AIM:
All lines in the data bearing the string "this" should be identified and copied.

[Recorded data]
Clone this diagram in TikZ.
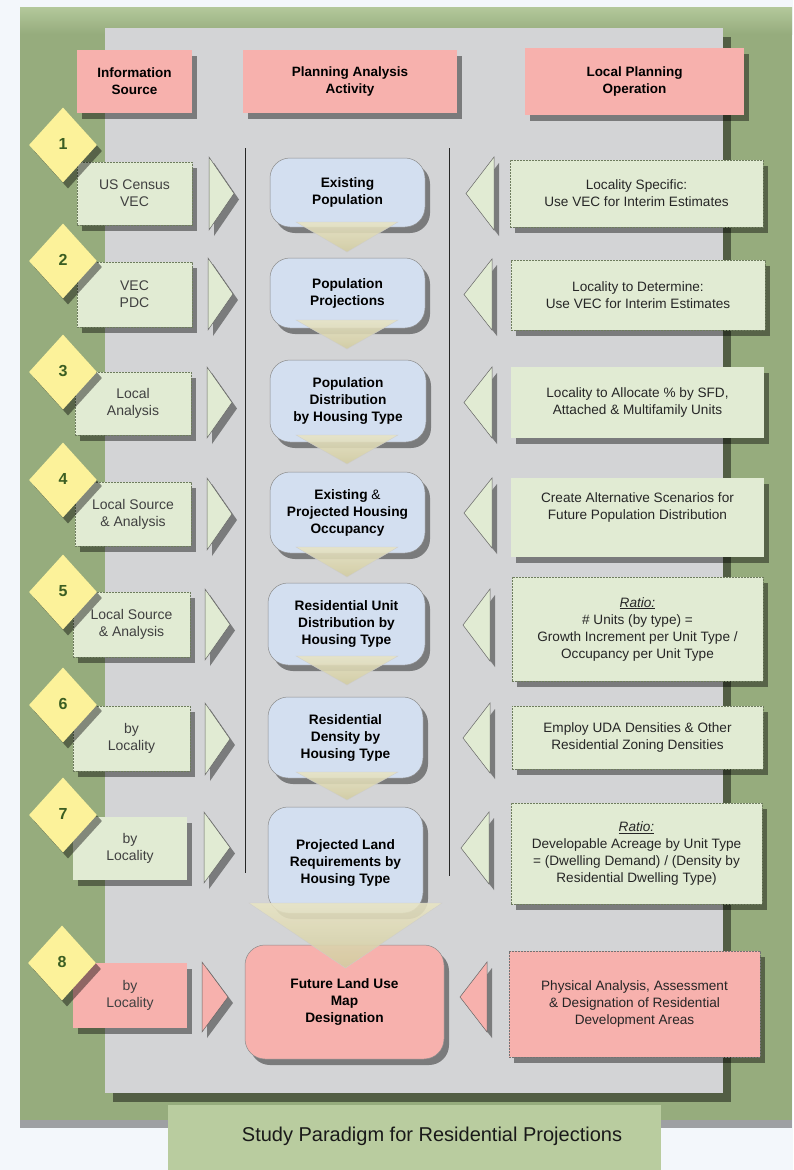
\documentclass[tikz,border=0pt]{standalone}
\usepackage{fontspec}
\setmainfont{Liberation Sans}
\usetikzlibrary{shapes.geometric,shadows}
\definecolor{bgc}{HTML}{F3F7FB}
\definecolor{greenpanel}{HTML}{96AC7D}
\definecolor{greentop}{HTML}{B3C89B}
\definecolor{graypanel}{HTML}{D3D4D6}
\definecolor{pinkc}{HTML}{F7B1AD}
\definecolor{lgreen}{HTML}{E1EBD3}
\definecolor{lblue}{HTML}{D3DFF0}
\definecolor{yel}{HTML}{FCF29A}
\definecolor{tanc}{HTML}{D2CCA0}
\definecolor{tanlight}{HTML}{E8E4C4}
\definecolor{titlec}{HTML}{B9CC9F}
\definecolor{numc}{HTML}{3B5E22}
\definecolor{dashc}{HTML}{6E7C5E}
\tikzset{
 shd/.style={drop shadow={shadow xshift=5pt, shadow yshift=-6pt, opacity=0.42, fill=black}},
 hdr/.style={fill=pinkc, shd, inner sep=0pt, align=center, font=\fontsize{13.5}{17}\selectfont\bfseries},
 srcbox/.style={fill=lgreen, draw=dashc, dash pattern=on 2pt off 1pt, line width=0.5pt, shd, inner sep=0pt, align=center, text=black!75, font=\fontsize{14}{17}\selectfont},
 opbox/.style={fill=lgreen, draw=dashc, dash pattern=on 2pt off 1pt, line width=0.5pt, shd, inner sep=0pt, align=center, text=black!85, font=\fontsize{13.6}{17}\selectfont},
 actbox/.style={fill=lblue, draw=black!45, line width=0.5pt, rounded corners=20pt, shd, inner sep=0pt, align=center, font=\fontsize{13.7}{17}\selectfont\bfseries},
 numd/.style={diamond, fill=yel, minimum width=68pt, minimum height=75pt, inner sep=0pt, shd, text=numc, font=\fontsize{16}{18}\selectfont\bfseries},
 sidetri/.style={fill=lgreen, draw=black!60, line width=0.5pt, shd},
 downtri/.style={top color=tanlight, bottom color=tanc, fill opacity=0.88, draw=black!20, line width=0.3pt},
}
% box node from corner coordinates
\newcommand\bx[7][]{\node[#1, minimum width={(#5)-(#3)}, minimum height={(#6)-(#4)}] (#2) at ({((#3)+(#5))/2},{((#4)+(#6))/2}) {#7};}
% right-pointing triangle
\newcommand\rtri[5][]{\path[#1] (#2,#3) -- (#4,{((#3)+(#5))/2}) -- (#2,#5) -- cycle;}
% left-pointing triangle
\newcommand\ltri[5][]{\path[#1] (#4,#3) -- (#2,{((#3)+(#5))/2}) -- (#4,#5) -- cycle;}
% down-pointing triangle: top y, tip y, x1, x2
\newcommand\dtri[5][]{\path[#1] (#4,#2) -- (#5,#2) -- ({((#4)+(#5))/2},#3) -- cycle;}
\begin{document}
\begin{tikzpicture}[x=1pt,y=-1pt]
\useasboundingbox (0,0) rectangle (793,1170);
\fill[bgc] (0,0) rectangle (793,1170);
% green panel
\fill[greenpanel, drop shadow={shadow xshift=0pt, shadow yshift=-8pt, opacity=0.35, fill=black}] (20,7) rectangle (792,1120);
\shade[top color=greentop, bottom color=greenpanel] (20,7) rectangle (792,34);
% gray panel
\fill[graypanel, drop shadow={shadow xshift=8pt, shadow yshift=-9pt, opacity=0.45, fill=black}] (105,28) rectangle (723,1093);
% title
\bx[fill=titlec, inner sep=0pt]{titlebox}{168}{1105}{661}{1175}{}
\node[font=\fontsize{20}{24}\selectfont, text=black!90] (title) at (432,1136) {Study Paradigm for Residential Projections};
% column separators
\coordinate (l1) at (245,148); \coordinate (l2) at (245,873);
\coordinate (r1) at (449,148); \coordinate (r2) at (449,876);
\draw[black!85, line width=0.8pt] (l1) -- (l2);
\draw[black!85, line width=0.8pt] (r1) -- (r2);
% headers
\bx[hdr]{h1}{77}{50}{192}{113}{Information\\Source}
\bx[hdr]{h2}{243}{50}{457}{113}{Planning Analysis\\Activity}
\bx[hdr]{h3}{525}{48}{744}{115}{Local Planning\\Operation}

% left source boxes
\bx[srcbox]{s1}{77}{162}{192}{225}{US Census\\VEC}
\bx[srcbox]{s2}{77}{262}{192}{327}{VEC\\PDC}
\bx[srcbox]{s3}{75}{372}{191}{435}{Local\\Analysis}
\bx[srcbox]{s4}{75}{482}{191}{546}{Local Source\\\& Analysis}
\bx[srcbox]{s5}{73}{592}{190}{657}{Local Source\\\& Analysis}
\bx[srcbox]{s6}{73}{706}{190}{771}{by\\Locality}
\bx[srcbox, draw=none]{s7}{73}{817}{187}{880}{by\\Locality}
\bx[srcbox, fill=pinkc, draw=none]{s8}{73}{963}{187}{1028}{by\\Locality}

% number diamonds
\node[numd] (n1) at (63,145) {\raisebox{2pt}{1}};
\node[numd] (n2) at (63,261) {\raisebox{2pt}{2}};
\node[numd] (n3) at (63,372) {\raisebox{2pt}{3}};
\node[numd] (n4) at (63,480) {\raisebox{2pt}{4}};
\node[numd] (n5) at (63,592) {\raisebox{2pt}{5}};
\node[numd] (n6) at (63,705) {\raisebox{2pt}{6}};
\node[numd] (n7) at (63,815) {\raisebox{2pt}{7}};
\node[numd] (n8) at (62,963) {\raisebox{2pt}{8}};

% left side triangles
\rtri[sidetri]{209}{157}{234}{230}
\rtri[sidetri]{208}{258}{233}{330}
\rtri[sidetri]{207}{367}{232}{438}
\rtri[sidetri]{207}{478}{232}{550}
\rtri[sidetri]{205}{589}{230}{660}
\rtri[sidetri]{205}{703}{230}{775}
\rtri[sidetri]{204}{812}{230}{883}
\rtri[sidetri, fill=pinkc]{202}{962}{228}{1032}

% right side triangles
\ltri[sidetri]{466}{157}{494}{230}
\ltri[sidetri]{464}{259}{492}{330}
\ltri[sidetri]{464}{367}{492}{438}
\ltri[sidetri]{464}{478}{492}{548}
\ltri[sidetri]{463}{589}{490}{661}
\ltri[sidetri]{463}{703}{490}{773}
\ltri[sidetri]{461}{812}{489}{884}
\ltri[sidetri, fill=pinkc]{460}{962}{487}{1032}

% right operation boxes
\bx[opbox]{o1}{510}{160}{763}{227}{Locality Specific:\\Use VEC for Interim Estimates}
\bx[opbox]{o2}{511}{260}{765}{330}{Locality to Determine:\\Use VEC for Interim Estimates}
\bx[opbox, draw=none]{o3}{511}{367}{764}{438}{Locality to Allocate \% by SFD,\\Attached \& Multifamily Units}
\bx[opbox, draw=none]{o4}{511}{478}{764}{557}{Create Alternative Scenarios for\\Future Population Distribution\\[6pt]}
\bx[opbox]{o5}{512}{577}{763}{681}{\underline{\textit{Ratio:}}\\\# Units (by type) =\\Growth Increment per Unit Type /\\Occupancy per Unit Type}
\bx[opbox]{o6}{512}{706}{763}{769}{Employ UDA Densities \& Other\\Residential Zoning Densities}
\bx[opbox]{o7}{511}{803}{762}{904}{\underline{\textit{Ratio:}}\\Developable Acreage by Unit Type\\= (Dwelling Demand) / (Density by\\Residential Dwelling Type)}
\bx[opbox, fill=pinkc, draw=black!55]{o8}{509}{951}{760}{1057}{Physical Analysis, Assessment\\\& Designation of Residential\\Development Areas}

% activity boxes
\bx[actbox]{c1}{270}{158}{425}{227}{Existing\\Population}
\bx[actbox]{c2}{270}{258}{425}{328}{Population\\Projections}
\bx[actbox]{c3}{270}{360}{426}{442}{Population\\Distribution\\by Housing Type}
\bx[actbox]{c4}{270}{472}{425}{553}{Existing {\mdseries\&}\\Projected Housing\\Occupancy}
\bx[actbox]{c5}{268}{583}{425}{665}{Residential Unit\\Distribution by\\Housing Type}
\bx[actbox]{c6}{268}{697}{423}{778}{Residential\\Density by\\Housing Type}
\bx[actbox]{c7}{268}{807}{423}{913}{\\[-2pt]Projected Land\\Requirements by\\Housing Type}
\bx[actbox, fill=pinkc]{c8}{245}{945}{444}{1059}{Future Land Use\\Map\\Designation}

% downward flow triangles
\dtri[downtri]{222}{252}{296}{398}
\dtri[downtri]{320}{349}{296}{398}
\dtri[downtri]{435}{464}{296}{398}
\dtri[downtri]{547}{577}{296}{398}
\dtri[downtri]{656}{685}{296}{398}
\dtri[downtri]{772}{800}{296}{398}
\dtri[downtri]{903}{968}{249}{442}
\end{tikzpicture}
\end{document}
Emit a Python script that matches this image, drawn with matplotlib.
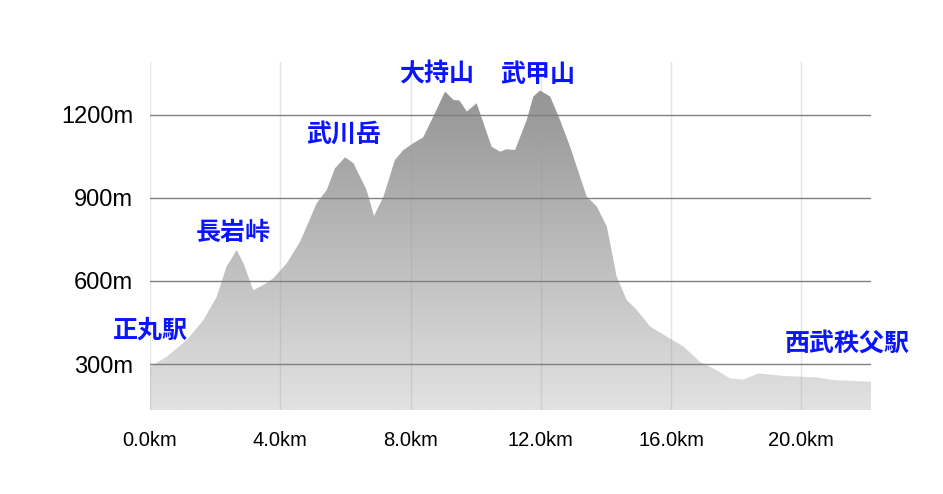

COMPLETE OUTPUT:
Clone this diagram in TikZ.
Emit a Python script that matches this image, drawn with matplotlib.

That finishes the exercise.